Ta-Nehisi Coates is taking Senator Sanders to task for not supporting reparations. I must confess that I found Sanders' reasons for not supporting reparations sound remarkably like what a lot of people who're against them say: they're politically impractical (he says, largely correctly I suspect, that their chances in Congress are "nil") and that they're divisive. But then again, it's not all that different from what then Professor Obama asked about reparations back around 1994:
Given the perceived failures of the traditional civil rights agenda in bringing about racial equality in the U.S., a number of black commentators argue that a program of reparations is the only legitimate means of making up for three hundred plus years of slavery. More recently, some white commentators have also supported a variant of the reparations concept—for example, the government financing a Community Reinvestment funds that would be controlled by the black community and render affirmative action obsolete. Do such proposals have any realistic chance of working their way through the political system? Would there be any legal impediments to such a broadly-conceived reparations policy?
Coates' point is that he expects more from Sanders, who's running as a radical challenger of the status quo. Certainly Sanders' statement seems quite moderate.
This makes me wonder if once Donald Trump gets the Republican nomination and he decides to run to the left of Hilary Clinton (because, hey, why not -- he wants to be president -- and consistency isn't an issue for Trump), will he come out in favor of reparations?
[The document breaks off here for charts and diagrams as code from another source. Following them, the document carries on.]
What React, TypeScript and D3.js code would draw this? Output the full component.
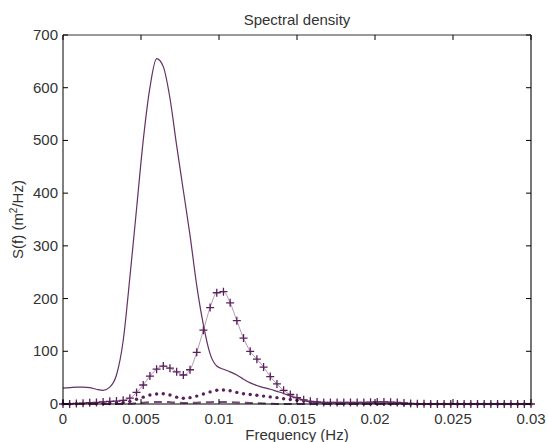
import React, { useEffect, useRef } from "react";
import * as d3 from "d3";

// frequency grid (Hz), 71 bins up to 0.03
const freqStep = 0.03 / 70;
const freqs = d3.range(71).map((i) => i * freqStep);

// S(f) values, one per bin
const solidVals = [
  30, 31, 32, 32, 31, 28, 26, 32, 55, 120,
  240, 370, 500, 600, 655, 640, 580, 490, 405, 320,
  225, 150, 95, 72, 66, 61, 55, 47, 40, 35,
  31, 28, 24, 20, 15, 11, 7, 4, 3, 2,
  2, 2, 2, 2, 2, 2, 2, 1.5, 1.5, 1.5,
  1.5, 1, 0.5, 0.5, 0.5, 0.3, 0.3, 0.3, 0.2, 0.2,
  0.2, 0.1, 0.1, 0.1, 0.1, 0.1, 0, 0, 0, 0,
  0,
];
const crossVals = [
  0, 0, 1, 1.5, 2.5, 3, 4, 5, 5.5, 7,
  11, 22, 36, 53, 66, 72, 68, 61, 55, 65,
  98, 140, 183, 211, 213, 192, 158, 125, 100, 85,
  70, 52, 38, 26, 18, 12, 8, 5, 4, 3,
  3, 3, 3, 3, 3, 3, 3.5, 4, 4, 3.5,
  3, 2, 1, 0.5, 0.5, 0, 0, 0, 0, 0,
  0, 0, 0, 0, 0, 0, 0, 0, 0, 0,
  0,
];
const dotVals = [
  0, 0, 0.5, 0.5, 1, 1, 1.5, 2, 2.5, 3,
  5, 9, 13, 17, 19, 19.5, 17, 13, 11, 12,
  15, 19, 23, 26, 26.5, 25, 22, 19.5, 18, 16.5,
  15, 13.5, 12, 10, 8.5, 7, 5.5, 4, 3, 2,
  1.5, 1, 1, 1, 1, 1, 0.5, 0.5, 0.5, 0.5,
  0.5, 0, 0, 0, 0, 0, 0, 0, 0, 0,
  0, 0, 0, 0, 0, 0, 0, 0, 0, 0,
  0,
];
const dashVals = [
  0, 0, 0, 0, 0, 0, 0, 0, 0, 0,
  0.5, 1.5, 2.5, 3.5, 4, 4, 3.5, 2.5, 2, 2,
  2.5, 3, 3.5, 4, 4, 3.5, 3, 2.5, 2, 1.5,
  1, 0.5, 0, 0, 0, 0, 0, 0, 0, 0,
  0, 0, 0, 0, 0, 0, 0, 0, 0, 0,
  0, 0, 0, 0, 0, 0, 0, 0, 0, 0,
  0, 0, 0, 0, 0, 0, 0, 0, 0, 0,
  0,
];

const xTicks = [0, 0.005, 0.01, 0.015, 0.02, 0.025, 0.03];
const xTickLabels = ["0", "0.005", "0.01", "0.015", "0.02", "0.025", "0.03"];
const yTicks = [0, 100, 200, 300, 400, 500, 600, 700];

const W = 548;
const H = 442;
const FONT = "'Liberation Sans', Arial, Helvetica, sans-serif";
const LINE = "#5a1e5a";

export default function App() {
  const ref = useRef<SVGSVGElement>(null);

  useEffect(() => {
    const svg = d3.select(ref.current);
    svg.selectAll("*").remove();

    const left = 63, right = 531, top = 35, bottom = 404;
    const x = d3.scaleLinear().domain([0, 0.03]).range([left, right]);
    const y = d3.scaleLinear().domain([0, 700]).range([bottom, top]);

    svg.append("rect").attr("width", W).attr("height", H).attr("fill", "#fff");

    const plot = svg.append("g");
    const pts = (vals: number[]) => freqs.map((f, i) => [f, vals[i]] as [number, number]);

    const line = d3
      .line<[number, number]>()
      .x((d) => x(d[0]))
      .y((d) => y(d[1]))
      .curve(d3.curveMonotoneX);

    // dashed series
    plot
      .append("path")
      .attr("d", line(pts(dashVals)))
      .attr("fill", "none")
      .attr("stroke", LINE)
      .attr("stroke-opacity", 0.8)
      .attr("stroke-width", 2)
      .attr("stroke-dasharray", "8 5");

    // dotted series
    plot
      .selectAll("circle.dot")
      .data(pts(dotVals))
      .join("circle")
      .attr("class", "dot")
      .attr("cx", (d) => x(d[0]))
      .attr("cy", (d) => y(d[1]))
      .attr("r", 1.7)
      .attr("fill", LINE);

    // crosses with thin connecting line
    plot
      .append("path")
      .attr("d", line(pts(crossVals)))
      .attr("fill", "none")
      .attr("stroke", LINE)
      .attr("stroke-opacity", 0.45)
      .attr("stroke-width", 1);
    const s = 4;
    plot
      .selectAll("path.cross")
      .data(pts(crossVals))
      .join("path")
      .attr("class", "cross")
      .attr("d", (d) => {
        const cx = x(d[0]), cy = y(d[1]);
        return `M${cx - s},${cy}H${cx + s}M${cx},${cy - s}V${cy + s}`;
      })
      .attr("stroke", LINE)
      .attr("stroke-width", 1.3)
      .attr("fill", "none");

    // solid series
    plot
      .append("path")
      .attr("d", line(pts(solidVals)))
      .attr("fill", "none")
      .attr("stroke", "#633063")
      .attr("stroke-width", 1.2);

    // frame
    svg.append("line").attr("x1", left).attr("x2", right).attr("y1", top).attr("y2", top)
      .attr("stroke", "#777").attr("stroke-width", 1.5);
    svg.append("line").attr("x1", right).attr("x2", right).attr("y1", top).attr("y2", bottom)
      .attr("stroke", "#777").attr("stroke-width", 2);
    svg.append("line").attr("x1", left).attr("x2", right).attr("y1", bottom).attr("y2", bottom)
      .attr("stroke", "#000").attr("stroke-width", 1);
    svg.append("line").attr("x1", left).attr("x2", left).attr("y1", top).attr("y2", bottom)
      .attr("stroke", "#000").attr("stroke-width", 1);

    const tl = 5;
    const ticks = svg.append("g").attr("stroke", "#000").attr("stroke-width", 1);
    xTicks.forEach((t) => {
      ticks.append("line").attr("x1", x(t)).attr("x2", x(t)).attr("y1", bottom).attr("y2", bottom - tl);
      ticks.append("line").attr("x1", x(t)).attr("x2", x(t)).attr("y1", top).attr("y2", top + tl);
    });
    yTicks.forEach((t) => {
      ticks.append("line").attr("x1", left).attr("x2", left + tl).attr("y1", y(t)).attr("y2", y(t));
      ticks.append("line").attr("x1", right).attr("x2", right - tl).attr("y1", y(t)).attr("y2", y(t));
    });

    const txt = svg.append("g").attr("font-family", FONT).attr("font-size", 15).attr("fill", "#333");
    xTicks.forEach((t, i) => {
      txt.append("text").attr("x", x(t)).attr("y", bottom + 20).attr("text-anchor", "middle").text(xTickLabels[i]);
    });
    yTicks.forEach((t) => {
      txt.append("text").attr("x", left - 5).attr("y", y(t) + 5).attr("text-anchor", "end").text(String(t));
    });

    const midX = (left + right) / 2;
    txt.append("text").attr("x", midX).attr("y", 25).attr("text-anchor", "middle").text("Spectral density");
    txt.append("text").attr("x", midX).attr("y", 440).attr("text-anchor", "middle").text("Frequency (Hz)");

    const yl = txt
      .append("text")
      .attr("transform", `translate(23,${(top + bottom) / 2}) rotate(-90)`)
      .attr("text-anchor", "middle");
    yl.append("tspan").text("S(f) (m");
    yl.append("tspan").attr("dy", -6).attr("font-size", 10).text("2");
    yl.append("tspan").attr("dy", 6).text("/Hz)");
  }, []);

  return (
    <svg
      ref={ref}
      width={W}
      height={H}
      style={{ position: "absolute", left: 0, top: 0 }}
    />
  );
}
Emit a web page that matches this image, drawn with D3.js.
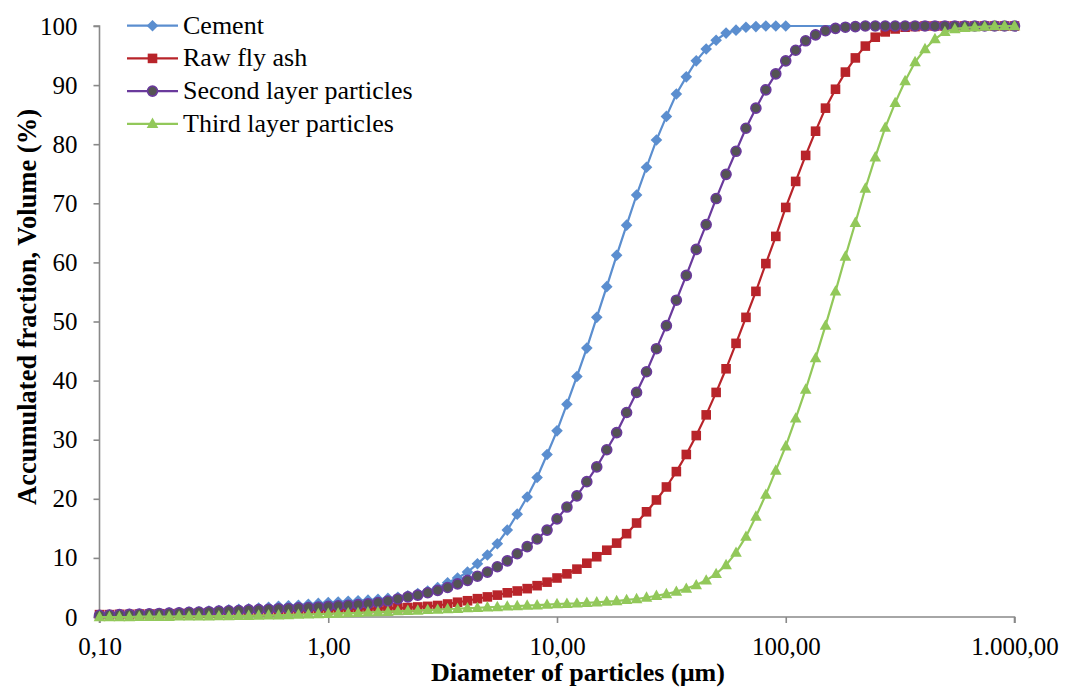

And a second question: would Sanders have been better off if he'd said something like:
My nation's journey toward justice has not been easy and it is not over. The racial bigotry fed by slavery did not end with slavery or with segregation. And many of the issues that still trouble America have roots in the bitter experience of other times. But however long the journey, our destination is set: liberty and justice for all. ...
We know that these challenges can be overcome, because history moves in the direction of justice. The evils of slavery were accepted and unchanged for centuries. Yet, eventually, the human heart would not abide them. There is a voice of conscience and hope in every man and woman that will not be silenced -- what Martin Luther King called a certain kind of fire that no water could put out. That flame could not be extinguished at the Birmingham jail. It could not be stamped out at Robben Island Prison. It was seen in the darkness here at Goree Island, where no chain could bind the soul. This untamed fire of justice continues to burn in the affairs of man, and it lights the way before us.
All of this is further evidence of the point I've been pushing for some time that discussion of reparations is not going away.
ONe is not sure how George Bush's words mean that discussion of reparations is "not going away." If reparations are on the table, let's start with reparations for current wrongs.
Can we agree that reparations should be paid whenever, in the here and now, any group, acting in unison, violently deprives, without legal right, another discrete group of persons of life, liberty or property?
If so, should these reparations be paid by the individuals who participated in the group wrongdoing, or by other individuals who were far away from and not involved in any way in the wrongdoing?
Finally, suppose that the wrongdoers, collectively, lack the resources to pay just reparations and that the tort and criminal law systems cannot handle the problem. How should individuals be called to account, financially, for collective law breaking in which they participated that illegally deprived others of life, liberty or property?
Al, would your answer ever be: "They shouldn't pay a dime, or suffer any other consequence, if I think they had a good reason to break the law"?
Posted by: anon | January 23, 2016 at 02:21 AM
How about "reparations" for Native Americans?
Posted by: Enrique Guerra-Pujol | January 23, 2016 at 11:46 AM
Reparation means to restore.
Lincoln proposed a means to "restore" the persons wronged by slavery.
What was Lincoln's notion of "reparations"?
Why?
Should we tear down the Lincoln Memorial?
More importantly, what of the slavery in the world today?
Who is engaged in the practice of enslavement today? What about "reparations" for the injustice of the slave trade that thrives today? Who has condemned those who practice it?
Has anyone taken Bernie Sanders to task for not addressing this issue?
Finally, I am wondering this: when it comes time to dole out the money, should all people living in poverty today get the money? Or, will "reparations" be paid without regard to poverty, based on race? If the latter, how will the racial purity tests be administered? By whom?
Posted by: anon | January 23, 2016 at 09:42 PM
"This makes me wonder if once Donald Trump gets the Republican nomination and he decides to run to the left of Hilary Clinton (because, hey, why not -- he wants to be president -- and consistency isn't an issue for Trump), will he come out in favor of reparations?"
Yes.
While standing in a group with Antonin 'Honest, God-Fearing Man' Scalia, John 'I support the 14th Amendment' Roberts, Clarence 'Not an Uncle Tom' Thomas, and others who don't exist.